June 19, 2015 — The Iowa Supreme Court on Friday unanimously ruled against a state rule banning the use of telemedicine in abortion services, the Des Moines Register reports (Leys, Des Moines Register, 6/19).

Case Background

The Iowa Board of Medicine in 2010 ruled that doctors at Planned Parenthood of the Heartland could continue to dispense medication abortion drugs via its telemedicine system. However, Gov. Terry Branstad (R) later replaced all of the board members, who then approved rules barring PPH from administering medication abortions through the system. PPH challenged the ban in court.

In September 2014, the Iowa Supreme Court stayed the ban as the case proceeded through the legal system. The court in March 2015 heard oral arguments over whether the ban was a legitimate exercise of state authority or an unconstitutional restriction on women's access to abortion. The case was heard by six justices, with one justice recusing himself from the case.

The case is the first involving abortion rights to reach the state Supreme Court in more than 40 years and has been watched nationally by stakeholders on both sides of the abortion-rights debate (Women's Health Policy Report, 3/12).

Ruling Details

The justices ruled that women's rights under both the Iowa and U.S. constitutions were violated by the ban.

According to the justices, health care providers use telemedicine to provide several different types of health care services.
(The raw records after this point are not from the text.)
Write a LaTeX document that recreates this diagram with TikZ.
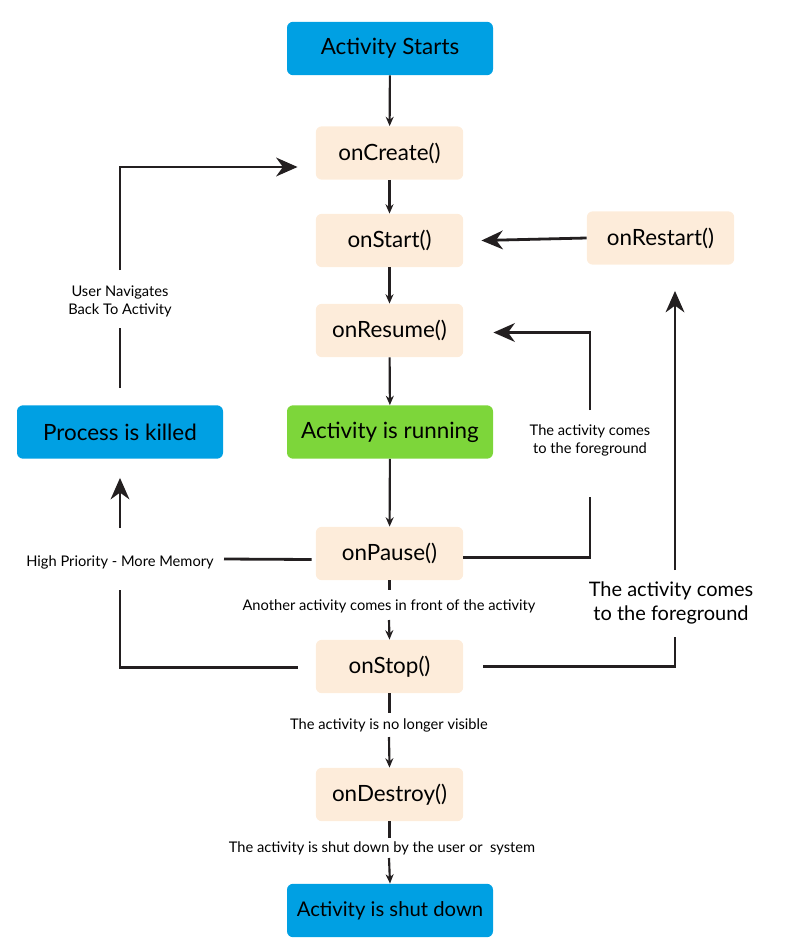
\documentclass[tikz,border=0pt]{standalone}
\usepackage{fontspec}
\setmainfont{Lato}
\usetikzlibrary{arrows.meta}
\definecolor{cblue}{RGB}{0,160,227}
\definecolor{cgreen}{RGB}{125,214,58}
\definecolor{cbeige}{RGB}{253,236,218}
\definecolor{cline}{RGB}{35,31,32}
\tikzset{
  base/.style={rounded corners=4.5pt, inner sep=0pt, text=black, font=\fontsize{16.8}{20}\selectfont},
  wide/.style={base, minimum width=154.5pt, minimum height=40pt},
  narrow/.style={base, fill=cbeige, minimum width=110.5pt, minimum height=40pt},
  lbl/.style={inner sep=1pt, align=center, text=black, font=\fontsize{11}{13.5}\selectfont},
  biglbl/.style={inner sep=1pt, align=center, text=black, font=\fontsize{15}{18}\selectfont},
  sarr/.style={draw=cline, line width=1.6pt, -{Stealth[length=7pt,width=6pt]}},
  sline/.style={draw=cline, line width=1.6pt},
  barr/.style={draw=cline, line width=2.1pt, -{Stealth[length=16pt,width=14pt,inset=5pt]}},
  bline/.style={draw=cline, line width=2.1pt}
}
\begin{document}
\begin{tikzpicture}[x=0.75pt,y=-0.75pt]
\useasboundingbox (0,0) rectangle (797,949);
% nodes
\node[wide, fill=cblue] (start) at (390,48.5) {Activity Starts};
\node[narrow] (create) at (389.5,153) {onCreate()};
\node[narrow] (ostart) at (389.5,240.5) {onStart()};
\node[narrow] (resume) at (389.5,330.5) {onResume()};
\node[wide, fill=cgreen] (run) at (390,432) {Activity is running};
\node[narrow] (pause) at (389.5,553.5) {onPause()};
\node[narrow] (stop) at (389.5,666.5) {onStop()};
\node[narrow] (destroy) at (389.5,794.5) {onDestroy()};
\node[wide, fill=cblue, font=\fontsize{15.2}{18}\selectfont] (down) at (390,910.5) {Activity is shut down};
\node[wide, fill=cblue] (kill) at (120,432) {Process is killed};
\node[narrow] (restart) at (660.5,238) {onRestart()};
% labels
\node[lbl] (l1) at (389,606) {Another activity comes in front of the activity};
\node[lbl] (l2) at (389,725) {The activity is no longer visible};
\node[lbl] (l3) at (382,848) {The activity is shut down by the user or~~system};
\node[lbl] (hp) at (120,562) {High Priority - More Memory};
\node[lbl] (un) at (120,301) {User Navigates\\Back To Activity};
\node[lbl] (fg1) at (590,440) {The activity comes\\to the foreground};
\node[biglbl] (fg2) at (671,603) {The activity comes\\to the foreground};
% main column
\draw[sarr] (start) -- (create);
\draw[sarr] (create) -- (ostart);
\draw[sarr] (ostart) -- (resume);
\draw[sarr] (resume) -- (run);
\draw[sarr] (run) -- (pause);
\draw[sline] (pause.south) -- ([shift={(0,10)}]pause.south);
\draw[sarr] ([shift={(0,14)}]l1.center) -- (stop.north);
\draw[sline] (stop.south) -- ([shift={(0,20)}]stop.south);
\draw[sarr] ([shift={(0,12)}]l2.center) -- (destroy.north);
\draw[sline] (destroy.south) -- ([shift={(0,17)}]destroy.south);
\draw[sarr] ([shift={(7,10)}]l3.center) -- (down.north);
% left side
\draw[bline] ([shift={(-4,6)}]pause.west) -- ([shift={(104,-3)}]hp.center);
\draw[bline] ([shift={(-18,1)}]stop.west) -| ([shift={(0,28)}]hp.center);
\draw[barr] ([shift={(0,-34)}]hp.center) -- ([shift={(0,19)}]kill.south);
\draw[bline] ([shift={(0,-17)}]kill.north) -- ([shift={(0,27)}]un.center);
\draw[barr] ([shift={(0,-31)}]un.center) |- ([shift={(-18,14)}]create.west);
% right side
\draw[barr] (restart.west) -- ([shift={(18,0)}]ostart.east);
\draw[bline] ([shift={(0,4)}]pause.east) -| ([shift={(0,57)}]fg1.center);
\draw[barr] ([shift={(0,-30)}]fg1.center) |- ([shift={(30,2)}]resume.east);
\draw[bline] ([shift={(20,0)}]stop.east) -| ([shift={(4,34)}]fg2.center);
\draw[barr] ([shift={(4,-33)}]fg2.center) -- ([shift={(14.5,26)}]restart.south);
\end{tikzpicture}
\end{document}
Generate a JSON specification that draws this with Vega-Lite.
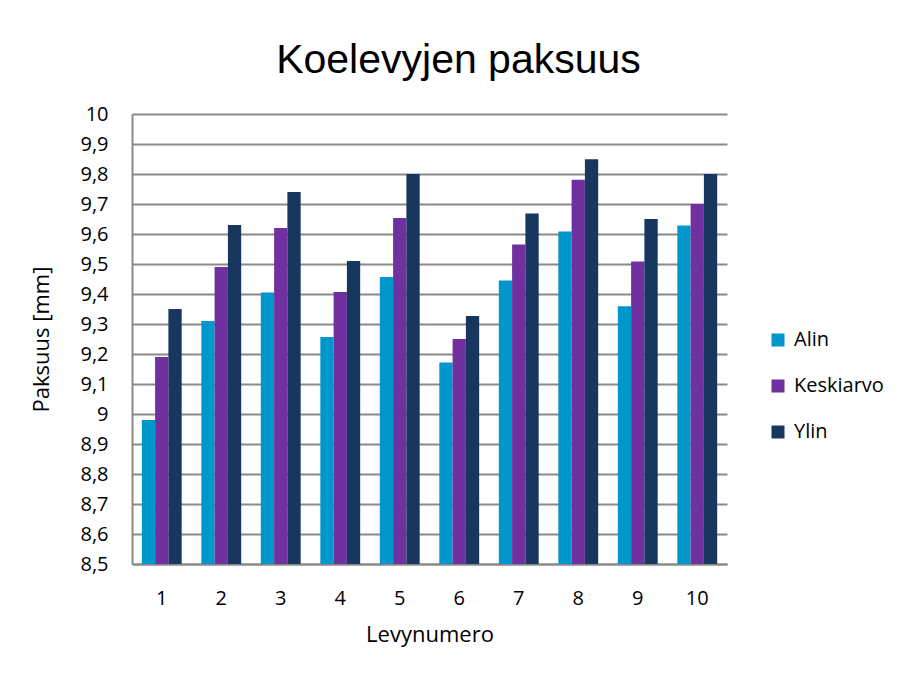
{
  "$schema": "https://vega.github.io/schema/vega-lite/v6.json",
  "width": 595,
  "height": 450,
  "autosize": "none",
  "padding": {"left": 132, "top": 114, "right": 170, "bottom": 110},
  "background": "white",
  "title": {
    "text": "Koelevyjen paksuus",
    "font": "Liberation Sans",
    "fontSize": 41,
    "fontWeight": "normal",
    "color": "#000000",
    "anchor": "middle",
    "baseline": "alphabetic",
    "dx": 29,
    "dy": 54,
    "offset": 44
  },
  "data": {
    "values": [
      {"Levy": 1, "Sarja": "Alin", "Arvo": 8.98},
      {"Levy": 1, "Sarja": "Keskiarvo", "Arvo": 9.19},
      {"Levy": 1, "Sarja": "Ylin", "Arvo": 9.35},
      {"Levy": 2, "Sarja": "Alin", "Arvo": 9.31},
      {"Levy": 2, "Sarja": "Keskiarvo", "Arvo": 9.49},
      {"Levy": 2, "Sarja": "Ylin", "Arvo": 9.63},
      {"Levy": 3, "Sarja": "Alin", "Arvo": 9.405},
      {"Levy": 3, "Sarja": "Keskiarvo", "Arvo": 9.62},
      {"Levy": 3, "Sarja": "Ylin", "Arvo": 9.74},
      {"Levy": 4, "Sarja": "Alin", "Arvo": 9.257},
      {"Levy": 4, "Sarja": "Keskiarvo", "Arvo": 9.407},
      {"Levy": 4, "Sarja": "Ylin", "Arvo": 9.51},
      {"Levy": 5, "Sarja": "Alin", "Arvo": 9.457},
      {"Levy": 5, "Sarja": "Keskiarvo", "Arvo": 9.653},
      {"Levy": 5, "Sarja": "Ylin", "Arvo": 9.8},
      {"Levy": 6, "Sarja": "Alin", "Arvo": 9.172},
      {"Levy": 6, "Sarja": "Keskiarvo", "Arvo": 9.25},
      {"Levy": 6, "Sarja": "Ylin", "Arvo": 9.327},
      {"Levy": 7, "Sarja": "Alin", "Arvo": 9.445},
      {"Levy": 7, "Sarja": "Keskiarvo", "Arvo": 9.565},
      {"Levy": 7, "Sarja": "Ylin", "Arvo": 9.668},
      {"Levy": 8, "Sarja": "Alin", "Arvo": 9.608},
      {"Levy": 8, "Sarja": "Keskiarvo", "Arvo": 9.781},
      {"Levy": 8, "Sarja": "Ylin", "Arvo": 9.849},
      {"Levy": 9, "Sarja": "Alin", "Arvo": 9.359},
      {"Levy": 9, "Sarja": "Keskiarvo", "Arvo": 9.508},
      {"Levy": 9, "Sarja": "Ylin", "Arvo": 9.65},
      {"Levy": 10, "Sarja": "Alin", "Arvo": 9.628},
      {"Levy": 10, "Sarja": "Keskiarvo", "Arvo": 9.7},
      {"Levy": 10, "Sarja": "Ylin", "Arvo": 9.8}
    ]
  },
  "mark": {"type": "bar", "clip": true},
  "encoding": {
    "x": {
      "field": "Levy",
      "type": "ordinal",
      "scale": {"paddingInner": 0.33, "paddingOuter": 0.165},
      "axis": {
        "title": "Levynumero",
        "labelAngle": 0,
        "ticks": false,
        "grid": false,
        "labelPadding": 24,
        "titlePadding": 16
      }
    },
    "xOffset": {"field": "Sarja", "type": "nominal", "scale": {"paddingInner": 0, "paddingOuter": 0}},
    "y": {
      "field": "Arvo",
      "type": "quantitative",
      "scale": {"domain": [8.5, 10], "zero": false, "nice": false},
      "axis": {
        "title": "Paksuus [mm]",
        "values": [8.5, 8.6, 8.7, 8.8, 8.9, 9, 9.1, 9.2, 9.3, 9.4, 9.5, 9.6, 9.7, 9.8, 9.9, 10],
        "labelExpr": "replace(format(datum.value, '.1~f'), '.', ',')",
        "ticks": false,
        "grid": true,
        "labelPadding": 24,
        "titlePadding": 26
      }
    },
    "color": {
      "field": "Sarja",
      "type": "nominal",
      "scale": {"domain": ["Alin", "Keskiarvo", "Ylin"], "range": ["#0098CC", "#7030A0", "#17375E"]},
      "legend": {
        "title": null,
        "orient": "none",
        "legendX": 636,
        "legendY": 216,
        "symbolType": "square",
        "symbolSize": 169,
        "symbolStrokeWidth": 0,
        "labelFontSize": 20,
        "labelFont": "Open Sans",
        "labelColor": "#000000",
        "labelOffset": 6,
        "rowPadding": 26
      }
    }
  },
  "config": {
    "view": {"stroke": null},
    "axis": {
      "domainColor": "#8a8a8a",
      "domainWidth": 2,
      "gridColor": "#8a8a8a",
      "gridWidth": 2,
      "labelFont": "Open Sans",
      "labelFontSize": 20,
      "labelColor": "#000000",
      "titleFont": "Open Sans",
      "titleFontSize": 22,
      "titleFontWeight": "normal",
      "titleColor": "#000000"
    }
  }
}
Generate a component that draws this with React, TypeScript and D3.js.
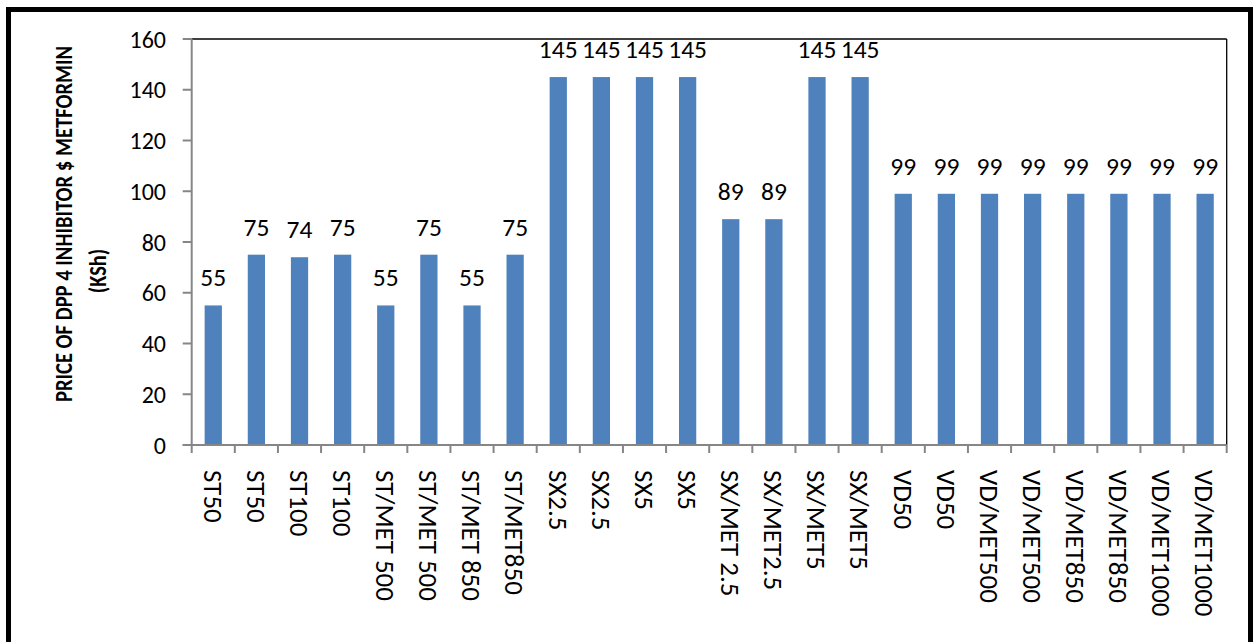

As a result, IBM's rule restricting solely telemedicine abortion made "[i]t ... difficult to avoid the conclusion that the board's medical concerns about telemedicine are selectively limited to abortion," they wrote.

Overall, the justices ruled that the requirement imposed an "undue burden" on women's right to the procedure. According to the court, national standards on medication abortion do not require providers to perform physical exams prior to administering the drugs. Further, they noted that clinic staff can perform any required physical testing and submit the results to the physicians. An in-person physical exam would not "provide any measurable gain in patient safety," the justices wrote.

The state Supreme Court did not address PPH's request that they establish abortion as a right under the state constitution, noting that it did not need to respond to that question since the board's rule violated the U.S. Constitution (Des Moines Register, 6/19). The justices wrote, "Because the Board agrees the Iowa Constitution protects a woman's right to terminate her pregnancy to the same extent as the United States Constitution, we find the rule violates the Iowa Constitution" (AP/CBS News, 6/19).